BNY Mellon

BNY Mellon supports the responses of AFME and the EBF.

BNY Mellon supports the use of qualitative and quantitative indicators, but would emphasise that these indicators should be tailored to (and proportionate for) each institution rather than prescribed.
BNY Mellon supports the responses of AFME and the EBF.

BNY Mellon does not consider that other categories of indicators should be included in the minimum list. Our view is that the only mandatory categories should be capital indicators and liquidity indicators. All other categories should be optional.
BNY Mellon supports the responses of AFME and the EBF.

BNY Mellon views the indicators in the draft Guidelines Annex I Section C as too prescriptive.

Ultimately, the indicators need to be determined by each institution, tailored to each institution (or group of firms covered by the recovery plan) and agreed with the relevant competent authority. Rather than prescribing indicators which must be included unless they are rebutted, we think the preferable approach is for each institution to have a dialogue with the relevant competent authority about the indicators that should be used for that institution.

The indicators listed in the draft Guidelines are a useful starting point for institutions to consider, but they should not be viewed as mandatory.
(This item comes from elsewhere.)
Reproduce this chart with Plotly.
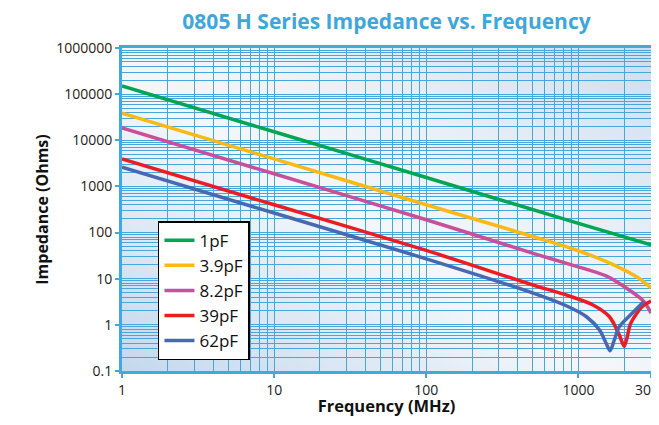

BNY Mellon cautions against the use of a large number of indicators. A large number of indicators may result in key trends (that may indicate the need to consider deployment of the recovery plan) being lost in the detail.

The appropriate number of indicators will vary from institution to institution, and should be determined by each institution, with the agreement of the relevant competent authority. Also, a large number of indicators may make calibration more difficult.
BNY Mellon supports the responses of AFME and the EBF.

We do not consider that the Guidelines should establish any threshold in this regard. We believe that each indicator should be tailored to the institution, including any thresholds that institutions may wish to set in regard to a quantitative indicator.
BNY Mellon supports the response of AFME.

Ultimately, the recovery plan indicators need to be determined by each institution, tailored to each institution (or group of firms covered by the recovery plan) and agreed with the relevant competent authority. Rather than prescribing indicators which must be included unless they are rebutted, we think the preferable approach is for each institution to have a dialogue with the relevant competent authority about the indicators that should be used for that institution.

There is also a concern that the use of a large number of mandatory (albeit rebuttable) indicators would result in the “recovery plan indicators” being more a day-to-day “business management indicators” or “risk management indicators” tool, rather than focused on recovery planning.

This may result in resources that should be focused on recovery planning being diverted to day-to-day management. In particular, this may mean that institutions spend more time on calibration of indicators and rebutting non-tailored indicators that are of no/limited relevance; rather than focusing on the more critical task of development and maintenance of credible options and actions for the recovery plan.

Therefore we think the preferable approach is:
• The only mandatory categories should be “capital indicators” and “liquidity indicators”
• Other categories should be optional
• The listed recovery plan indicators in the Guidelines should be considered by institutions, but their use should not be viewed as mandatory, and they should not have to be “rebutted”
• The recovery plan indicators should be determined by each institution, tailored to each institution (or group of firms covered by the recovery plan) and agreed with the relevant competent authority.
• Rather than prescribing indicators which must be included unless they are rebutted, each institution should have a dialogue with the relevant competent authority about the indicators that should be used for that institution.